Yang terakhir, representasi simbolik berbicara tentang bagaimana rancangan
tipografi tertentu disepakati kelompok masyarakat sebagai sesuatu yang mewakili
sesuatu yang lain, tanpa memandang kemiripan (metafora) ataupun keterpautan
dengan gagasan-gagasan lain (metonimi). Hal inilah yang kiranya paling genting dari kegemparan pembakaran bendera tauhid silam: tidak adanya kesepakatan antaranggota
kelompok masyarakat tentang apa dan bagaimana itu bendera tauhid, yang didaku sebagai
bendera agama Islam.
Saran
Dalam menengahi permasalahan pembakaran bendera tauhid yang
ramai setahun lalu diperlukan rembukan yang matang antara kedua belah pihak.

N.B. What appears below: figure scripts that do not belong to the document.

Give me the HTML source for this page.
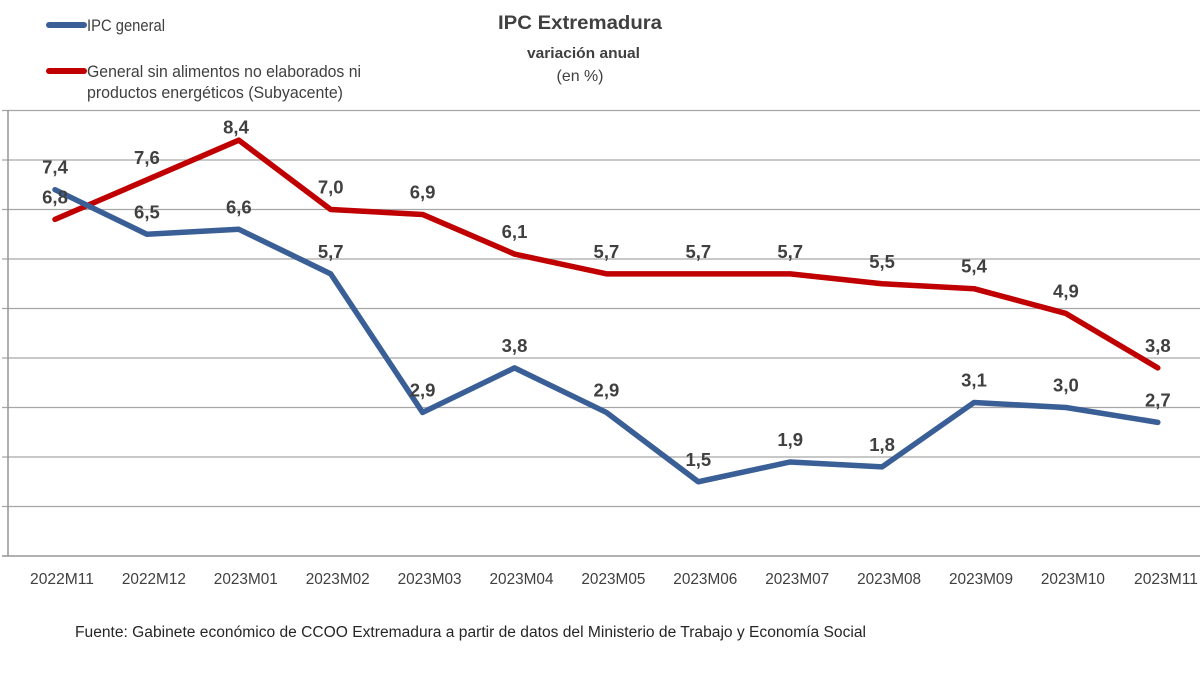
<!DOCTYPE html>
<html>
<head>
<meta charset="utf-8">
<style>
  html,body{margin:0;padding:0;background:#ffffff;}
  svg{display:block;}
  text{font-family:"Liberation Sans", Arial, sans-serif;}
</style>
</head>
<body>
<svg width="1200" height="675" viewBox="0 0 1200 675" xmlns="http://www.w3.org/2000/svg">
  <rect x="0" y="0" width="1200" height="675" fill="#ffffff"/>

  <!-- Legend -->
  <line x1="49" y1="25" x2="84" y2="25" stroke="#3A5F96" stroke-width="6" stroke-linecap="round"/>
  <text x="87" y="31" font-size="16.5" fill="#404040" textLength="78" lengthAdjust="spacingAndGlyphs">IPC general</text>
  <line x1="49" y1="71" x2="84" y2="71" stroke="#C00000" stroke-width="6" stroke-linecap="round"/>
  <text x="87" y="77" font-size="16.5" fill="#404040" textLength="274" lengthAdjust="spacingAndGlyphs">General sin alimentos no elaborados ni</text>
  <text x="87" y="98" font-size="16.5" fill="#404040" textLength="256" lengthAdjust="spacingAndGlyphs">productos energéticos (Subyacente)</text>

  <!-- Title -->
  <text x="580" y="29" font-size="19.5" font-weight="bold" fill="#404040" text-anchor="middle" textLength="164" lengthAdjust="spacingAndGlyphs">IPC Extremadura</text>
  <text x="583.5" y="58" font-size="15" font-weight="bold" fill="#404040" text-anchor="middle" textLength="113" lengthAdjust="spacingAndGlyphs">variación anual</text>
  <text x="580" y="81" font-size="16" fill="#404040" text-anchor="middle" textLength="47" lengthAdjust="spacingAndGlyphs">(en %)</text>

  <!-- Gridlines -->
  <g stroke="#A6A6A6" stroke-width="1.3">
    <line x1="2" y1="110.5" x2="1200" y2="110.5"/>
    <line x1="2" y1="160" x2="1200" y2="160"/>
    <line x1="2" y1="209.5" x2="1200" y2="209.5"/>
    <line x1="2" y1="259" x2="1200" y2="259"/>
    <line x1="2" y1="308.5" x2="1200" y2="308.5"/>
    <line x1="2" y1="358" x2="1200" y2="358"/>
    <line x1="2" y1="407.5" x2="1200" y2="407.5"/>
    <line x1="2" y1="457" x2="1200" y2="457"/>
    <line x1="2" y1="506.5" x2="1200" y2="506.5"/>
  </g>
  <!-- Axes -->
  <line x1="2" y1="556" x2="1200" y2="556" stroke="#959595" stroke-width="1.5"/>
  <line x1="8" y1="110" x2="8" y2="556.5" stroke="#959595" stroke-width="1.5"/>

  <!-- X axis labels -->
  <g font-size="16" fill="#404040" text-anchor="middle">
    <text x="62" y="584" textLength="64" lengthAdjust="spacingAndGlyphs">2022M11</text>
    <text x="153.9" y="584" textLength="64" lengthAdjust="spacingAndGlyphs">2022M12</text>
    <text x="245.8" y="584" textLength="64" lengthAdjust="spacingAndGlyphs">2023M01</text>
    <text x="337.7" y="584" textLength="64" lengthAdjust="spacingAndGlyphs">2023M02</text>
    <text x="429.6" y="584" textLength="64" lengthAdjust="spacingAndGlyphs">2023M03</text>
    <text x="521.5" y="584" textLength="64" lengthAdjust="spacingAndGlyphs">2023M04</text>
    <text x="613.4" y="584" textLength="64" lengthAdjust="spacingAndGlyphs">2023M05</text>
    <text x="705.3" y="584" textLength="64" lengthAdjust="spacingAndGlyphs">2023M06</text>
    <text x="797.2" y="584" textLength="64" lengthAdjust="spacingAndGlyphs">2023M07</text>
    <text x="889.1" y="584" textLength="64" lengthAdjust="spacingAndGlyphs">2023M08</text>
    <text x="981" y="584" textLength="64" lengthAdjust="spacingAndGlyphs">2023M09</text>
    <text x="1072.9" y="584" textLength="64" lengthAdjust="spacingAndGlyphs">2023M10</text>
    <text x="1166" y="584" textLength="64" lengthAdjust="spacingAndGlyphs">2023M11</text>
  </g>

  <!-- Series: Subyacente (red) -->
  <polyline fill="none" stroke="#C00000" stroke-width="5.5" stroke-linecap="round" stroke-linejoin="round"
    points="55,219.4 146.9,179.8 238.8,140.2 330.7,209.5 422.6,214.45 514.5,254.05 606.4,273.85 698.3,273.85 790.2,273.85 882.1,283.75 974,288.7 1065.9,313.45 1157.8,367.9"/>

  <!-- Series: IPC general (blue) -->
  <polyline fill="none" stroke="#3A5F96" stroke-width="5.5" stroke-linecap="round" stroke-linejoin="round"
    points="55,189.7 146.9,234.25 238.8,229.3 330.7,273.85 422.6,412.45 514.5,367.9 606.4,412.45 698.3,481.75 790.2,461.95 882.1,466.9 974,402.55 1065.9,407.5 1157.8,422.35"/>

  <!-- Data labels red -->
  <g font-size="18.5" font-weight="bold" fill="#404040" text-anchor="middle">
    <text x="55" y="203.4">6,8</text>
    <text x="146.9" y="163.8">7,6</text>
    <text x="236" y="133.5">8,4</text>
    <text x="330.7" y="193.5">7,0</text>
    <text x="422.6" y="198.45">6,9</text>
    <text x="514.5" y="238.05">6,1</text>
    <text x="606.4" y="257.85">5,7</text>
    <text x="698.3" y="257.85">5,7</text>
    <text x="790.2" y="257.85">5,7</text>
    <text x="882.1" y="267.75">5,5</text>
    <text x="974" y="272.7">5,4</text>
    <text x="1065.9" y="297.45">4,9</text>
    <text x="1157.8" y="351.9">3,8</text>
  </g>

  <!-- Data labels blue -->
  <g font-size="18.5" font-weight="bold" fill="#404040" text-anchor="middle">
    <text x="55" y="173.7">7,4</text>
    <text x="146.9" y="218.25">6,5</text>
    <text x="238.8" y="213.3">6,6</text>
    <text x="330.7" y="257.85">5,7</text>
    <text x="422.6" y="396.45">2,9</text>
    <text x="514.5" y="351.9">3,8</text>
    <text x="606.4" y="396.45">2,9</text>
    <text x="698.3" y="465.75">1,5</text>
    <text x="790.2" y="445.95">1,9</text>
    <text x="882.1" y="450.9">1,8</text>
    <text x="974" y="386.55">3,1</text>
    <text x="1065.9" y="391.5">3,0</text>
    <text x="1157.8" y="406.35">2,7</text>
  </g>

  <!-- Footer -->
  <text x="75" y="637" font-size="15.5" fill="#262626" textLength="791" lengthAdjust="spacingAndGlyphs">Fuente: Gabinete económico de CCOO Extremadura a partir de datos del Ministerio de Trabajo y Economía Social</text>
</svg>
</body>
</html>
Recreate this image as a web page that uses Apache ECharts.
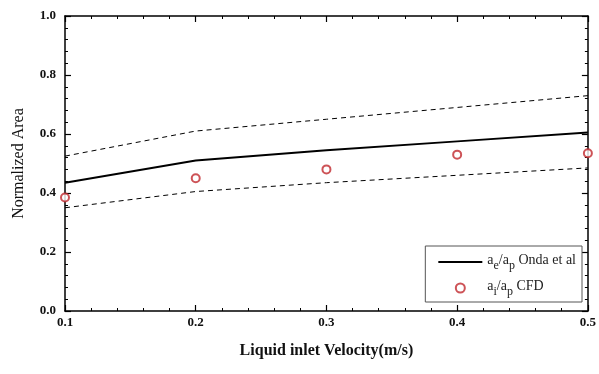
<!DOCTYPE html>
<html><head><meta charset="utf-8">
<script src="https://cdn.jsdelivr.net/npm/echarts@6/dist/echarts.min.js"></script>
<style>html,body{margin:0;padding:0;background:#fff}#c{width:599px;height:374px}</style>
</head><body><div id="c"></div>
<script>
var velocity = [0.1, 0.2, 0.3, 0.4, 0.5];
var ondaValues = [0.435, 0.51, 0.545, 0.575, 0.605];
var upperBound = [0.525, 0.61, 0.65, 0.69, 0.73];
var lowerBound = [0.35, 0.405, 0.435, 0.46, 0.485];
var cfdValues = [0.385, 0.45, 0.48, 0.53, 0.535];
var xTicks = ['0.1','0.2','0.3','0.4','0.5'];
var yTicks = ['0.0','0.2','0.4','0.6','0.8','1.0'];

function pairs(xs, ys){ return xs.map(function(x,i){return [x, ys[i]];}); }
var serif = '"Liberation Serif","DejaVu Serif",serif';
var chart = echarts.init(document.getElementById('c'));
var axisCommon = {
  axisLine:{show:true, onZero:false, lineStyle:{color:'#000', width:1.5}},
  axisTick:{show:true, inside:true, length:6, lineStyle:{color:'#000', width:1.2}},
  minorTick:{show:true, splitNumber:5, length:3, lineStyle:{color:'#000', width:1}},
  splitLine:{show:false}
};
chart.setOption({
  animation:false,
  backgroundColor:'#fff',
  grid:{left:65, right:10, top:16, bottom:63},
  legend:{
    right:17, bottom:72, orient:'vertical', itemGap:7,
    padding:[7,6,4,12],
    borderColor:'#555', borderWidth:1, backgroundColor:'#fff',
    itemWidth:44, itemHeight:9,
    data:[{name:'onda', itemStyle:{opacity:0}}, {name:'cfd'}],
    formatter:function(n){
      return n==='onda' ? '{n|a}{s|e}{n|/a}{s|p}{n| Onda et al}' : '{n|a}{s|i}{n|/a}{s|p}{n| CFD}';
    },
    textStyle:{fontFamily:serif, color:'#222', rich:{
      n:{fontFamily:serif, fontSize:14, color:'#222', padding:[0,0,4,0]},
      s:{fontFamily:serif, fontSize:12, color:'#222', padding:[8,0,0,0]}
    }}
  },
  xAxis:[Object.assign({
    type:'value', min:0.1, max:0.5, interval:0.1, position:'bottom',
    name:'Liquid inlet Velocity(m/s)', nameLocation:'middle', nameGap:32,
    nameTextStyle:{fontFamily:serif, fontWeight:'bold', fontSize:16, color:'#111'},
    axisLabel:{fontFamily:serif, fontWeight:'bold', fontSize:13, color:'#111', margin:5,
      formatter:function(v){ var i=Math.round((v-0.1)/0.1); return xTicks[i]||''; }}
  }, axisCommon),
  Object.assign({
    type:'value', min:0.1, max:0.5, interval:0.1, position:'top', axisLabel:{show:false}
  }, axisCommon)],
  yAxis:[Object.assign({
    type:'value', min:0, max:1, interval:0.2, position:'left',
    name:'Normalized Area', nameLocation:'middle', nameGap:38,
    nameTextStyle:{fontFamily:serif, fontSize:16, color:'#111'},
    axisLabel:{fontFamily:serif, fontWeight:'bold', fontSize:13, color:'#111', margin:9,
      formatter:function(v){ return yTicks[Math.round(v/0.2)]||''; }}
  }, axisCommon),
  Object.assign({
    type:'value', min:0, max:1, interval:0.2, position:'right', axisLabel:{show:false}
  }, axisCommon)],
  series:[
    {name:'onda', type:'line', data:pairs(velocity, ondaValues), symbol:'none',
     lineStyle:{color:'#000', width:2}, itemStyle:{color:'#000'}, z:3},
    {name:'upper', type:'line', data:pairs(velocity, upperBound), symbol:'none',
     lineStyle:{color:'#000', width:1, type:[5,4]}},
    {name:'lower', type:'line', data:pairs(velocity, lowerBound), symbol:'none',
     lineStyle:{color:'#000', width:1, type:[5,4]}},
    {name:'cfd', type:'scatter', data:pairs(velocity, cfdValues), symbol:'circle', symbolSize:8,
     itemStyle:{color:'#fff', borderColor:'#c0282d', borderWidth:2}, z:4}
  ]
});
</script></body></html>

Hizbut Tahrir dan kelompok-kelompok afiliasinya seyogianya tidak cuci tangan
dengan menyatakan bahwa mereka tidak memiliki bendera, sementara senantiasa
mempromosikan panji-panji Ar-Rayah dalam pelbagai kesempatan. Keterikatan tanda
yang kuat tentu tercipta di antara keduanya, antara bendera tersebut dan Hizbut
Tahrir, serta gerakan-gerakan lainnya yang juga memanfaatkan bendera serupa. Sedangkan,
apa yang dilakukan oleh sejumlah anggota Banser juga tidak dapat dibenarkan, tindakan
tanpa tenggang rasa tersebut dapat dianggap sebagai sebuah kecerobohan yang
menganggu keselarasan antaranggota masyarakat.
Kiranya jika memungkinkan,
bendera Islam atau bendera tauhid perlu disepakati ulang oleh antarkalangan
dalam masyarakat Islam secara umum, sehingga baik golongan HTI (atau eks-HTI) dan golongan Nahdlatul
'Ulama menemukan mufakat dalam mengiktirafkannya. Menimbang hadis yang
meriwayatkan penggunaan bendera Ar-Rayah tidak menjelaskan apa-apa kecuali warnanya yang hitam, kreasi tipografi baru yang lebih netral dan modern
untuk menuliskan kalimat syahadat pada bendera tersebut sangatlah memungkinkan.
Tanpa mengubah makna harfiahnya, mungkin saja bendera Islam kelak dapat mengekor mode
tipografi yang dipelopori Google, fontasi-fontasi nirkait geometris yang rapi, tawar, dan jernih; berusaha suci dari praduga makna.